SIOUX FALLS, S.D. (KELO) — We are hearing for the first time from South Dakota Attorney General Jason Ravnsborg in his own words about the crash that took the life of Joe Boever in September. Video recordings of interviews Ravnsborg did on two separate dates in September have been posted to the South Dakota Department of Public Safety’s website. In South Dakota, it is extremely rare for these kinds of interviews to be released to the public.

Ravnsborg was driving the car that struck and killed Boever on September 12. On September 14 and September 30, North Dakota Bureau of Criminal Investigation special agents interviewed Ravnsborg. The Hyde County deputy state’s attorney announced last week that she had charged Ravnsborg with three second-class misdemeanors. None of these directly resulted from Ravnsborg’s car hitting Boever. On Tuesday South Dakota Gov. Kristi Noem called for Ravnsborg to resign, and a state legislator introduced a resolution including articles of impeachment against Ravnsborg.

“And then quite frankly, wham,” Ravnsborg said. “I hit, the incident happened. I never saw anything ’til the impact. I immediately jump out of the car and call 911 within seconds.”

During the first interview, Jason Ravnsborg told investigators what he remembered from the night of the crash.

“I’m thinking it’s a deer at this point, but I had, I did not see anything. I didn’t have a time to swerve or accelerate or decelerate or anything,” Ravnsborg said. “I didn’t see anything.”

Investigators asked a series of questions.

“Do you normally wear glasses or anything when you’re driving?” an agent said.

“No,” Ravnsborg said.

“Okay. Any, like cheaters or anything?” an agent said.

“No,” Ravnsborg said.

“Okay. We found a pair of broken glasses in your vehicle, but they weren’t sunglasses, they almost look like cheaters of some sort,” an agent said. “There was like a black-framed glass, part of them was laying on the front passenger floorboard, and part of them were laying in the back seat, broke in half. Do you know? I wish I had a picture of them.”

Glasses came up in the second interview 16 days later.

“They’re Joe’s glasses,” an agent said.

“I wondered about that,” Ravnsborg said.

“So that means his face came through your windshield,” an agent said.

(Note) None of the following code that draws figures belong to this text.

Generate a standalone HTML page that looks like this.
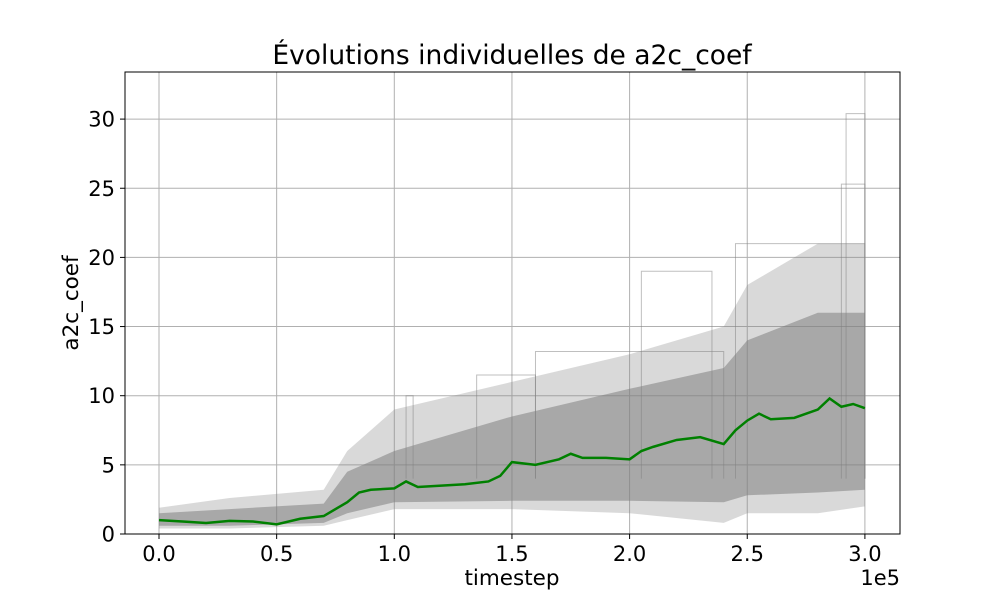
<!DOCTYPE html>
<html><head><meta charset="utf-8"><style>
body{margin:0;background:#fff}
svg{font-family:"DejaVu Sans","Liberation Sans",sans-serif}
</style></head><body>
<svg id="chart" width="1000" height="600" xmlns="http://www.w3.org/2000/svg">
<rect width="1000" height="600" fill="#fff"/>
<g id="grid"></g>
<g id="bands"></g>
<g id="steps"></g>
<g id="mean"></g>
<rect x="125" y="72" width="775" height="462" fill="none" stroke="#000" stroke-width="1"/>
<g id="ticks"></g>
<text x="512" y="64" font-size="26.5" text-anchor="middle">Évolutions individuelles de a2c_coef</text>
<text x="512" y="585" font-size="21.5" text-anchor="middle">timestep</text>
<text x="78" y="303" font-size="21.5" text-anchor="middle" transform="rotate(-90 78 303)">a2c_coef</text>
<text x="900" y="585" font-size="21" text-anchor="end">1e5</text>
</svg>
<script>
const xTicks=[0,0.5,1.0,1.5,2.0,2.5,3.0];
const xTickLabels=["0.0","0.5","1.0","1.5","2.0","2.5","3.0"];
const yTicks=[0,5,10,15,20,25,30];
const meanX=[0,0.1,0.2,0.3,0.4,0.5,0.6,0.7,0.8,0.85,0.9,1.0,1.05,1.1,1.2,1.3,1.4,1.45,1.5,1.6,1.7,1.75,1.8,1.9,2.0,2.05,2.1,2.2,2.3,2.4,2.45,2.5,2.55,2.6,2.7,2.75,2.8,2.85,2.9,2.95,3.0];
const meanY=[1.0,0.9,0.8,0.95,0.9,0.7,1.1,1.3,2.3,3.0,3.2,3.3,3.8,3.4,3.5,3.6,3.8,4.2,5.2,5.0,5.4,5.8,5.5,5.5,5.4,6.0,6.3,6.8,7.0,6.5,7.5,8.2,8.7,8.3,8.4,8.7,9.0,9.8,9.2,9.4,9.1];
const bandX=[0,0.3,0.7,0.8,1.0,1.5,2.0,2.4,2.5,2.8,3.0];
const outerLo=[0.4,0.4,0.6,1.0,1.8,1.8,1.5,0.8,1.5,1.5,2.0];
const outerHi=[1.9,2.6,3.2,6.0,9.0,11,13,15,18,21,21];
const innerLo=[0.6,0.6,0.8,1.5,2.3,2.4,2.4,2.3,2.8,3.0,3.2];
const innerHi=[1.5,1.8,2.2,4.5,6.0,8.5,10.5,12,14,16,16];
const stepStart=[1.05,1.6,2.05,2.45,2.9,2.92,1.35];
const stepEnd=[1.08,2.4,2.35,3.0,3.0,3.0,1.6];
const stepVal=[10,13.2,19,21,25.3,30.4,11.5];
const X=v=>159+v*235.3, Y=v=>534-v*13.83;
const NS="http://www.w3.org/2000/svg";
function mk(t,a,p){const e=document.createElementNS(NS,t);for(const k in a)e.setAttribute(k,a[k]);document.getElementById(p).appendChild(e);return e;}
xTicks.forEach((v,i)=>{
 const g=mk('line',{x1:X(v),x2:X(v),y1:72,y2:534,stroke:'#b0b0b0','stroke-width':1},'grid');
 
 
 mk('line',{x1:X(v),x2:X(v),y1:534,y2:539,stroke:'#000'},'ticks');
 const t=mk('text',{x:X(v),y:561,'font-size':21,'text-anchor':'middle'},'ticks');t.textContent=xTickLabels[i];
 
 
});
yTicks.forEach(v=>{
 const g=mk('line',{x1:125,x2:900,y1:Y(v),y2:Y(v),stroke:'#b0b0b0','stroke-width':1},'grid');
 
 
 mk('line',{x1:120,x2:125,y1:Y(v),y2:Y(v),stroke:'#000'},'ticks');
 const t=mk('text',{x:115,y:Y(v)+7.5,'font-size':21,'text-anchor':'end'},'ticks');t.textContent=v;
 
 
});
function band(lo,hi,op,name){
 let d='M'+bandX.map((x,i)=>X(x)+','+Y(hi[i])).join('L');
 for(let i=bandX.length-1;i>=0;i--)d+='L'+X(bandX[i])+','+Y(lo[i]);
 const p=mk('path',{d:d+'Z',fill:'#808080','fill-opacity':op},'bands');
 
 
}
band(outerLo,outerHi,0.3,'individual-runs-outer-band');
band(innerLo,innerHi,0.55,'individual-runs-inner-band');
stepStart.forEach((s,i)=>{
 const p=mk('path',{d:`M${X(s)},${Y(4)}L${X(s)},${Y(stepVal[i])}L${X(stepEnd[i])},${Y(stepVal[i])}L${X(stepEnd[i])},${Y(4)}`,fill:'none',stroke:'#808080','stroke-opacity':0.5,'stroke-width':1},'steps');
 
 
});
const m=mk('path',{d:'M'+meanX.map((x,i)=>X(x)+','+Y(meanY[i])).join('L'),fill:'none',stroke:'#008000','stroke-width':2.5},'mean');


</script>
</body></html>
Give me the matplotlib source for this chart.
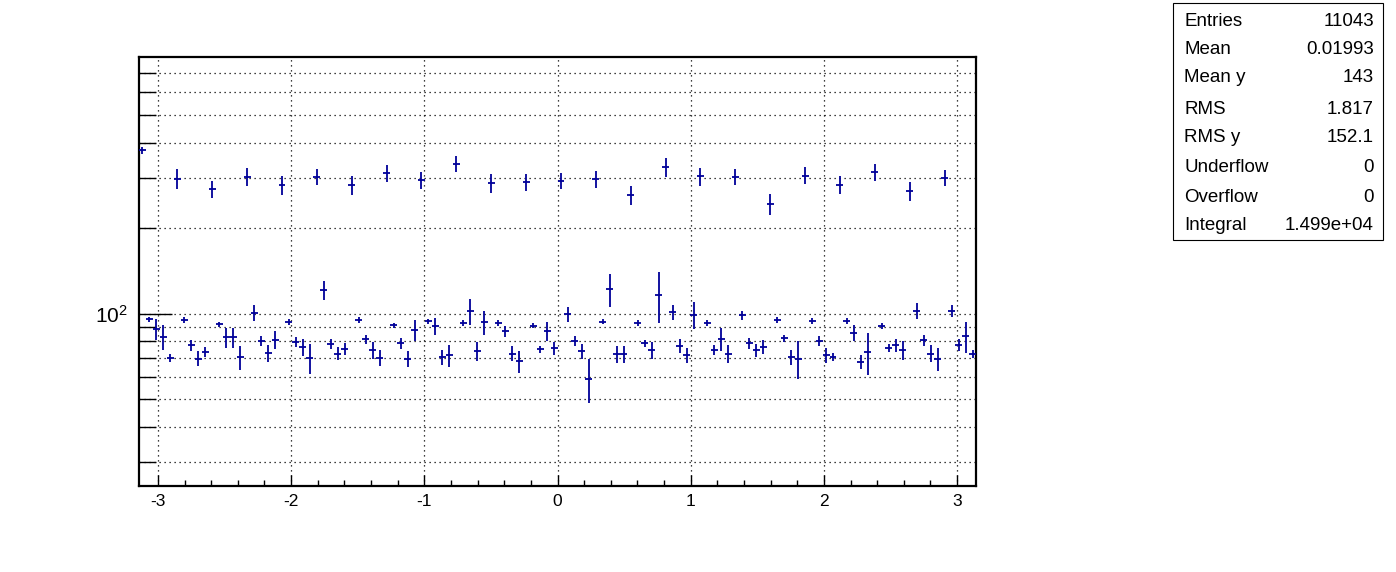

“His glasses are right there, Jason. Those are Joe’s …. so the only way for them to get there is through the windshield,” an agent said.

Ravnsborg says he didn’t see the glasses until the agent showed them to him.

“His face was in your windshield, Jason. Think about that,” an agent said.

The attorney general maintained, though, he didn’t see Boever.

“I did not know it was a man until the next day,” Ravnsborg said. “No.”

“You think you had an idea it was something other than a deer, though,” an agent said.

“I just believed it was a deer.” Ravnsborg said. “I do.”

When they arrived at the crash scene the next day, investigators say they found a working flashlight next to Boever’s body which was still on. They told Ravnsborg the light was shining just inches from the road, and they didn’t know how he could have missed it. Ravnsborg repeatedly told investigators he was driving on the road, not the shoulder, and that he didn’t know that he’d hit a man until the next day.


On Tuesday, the private media spokesperson representing Ravnsborg contacted some media in South Dakota while House members discussed the articles of impeachment.

The statement reads:

“The Attorney General does not intend to resign.  At no time has this issue impeded his ability to do the work of the office.  Instead, he has handled some of the largest settlements and legislative issues the state has ever been through.

As an attorney and a Lt. Colonel in the Army Reserves, AG Ravnsborg has fought for the rule of law and personal liberties and would hope that he is afforded the same right and courtesy.”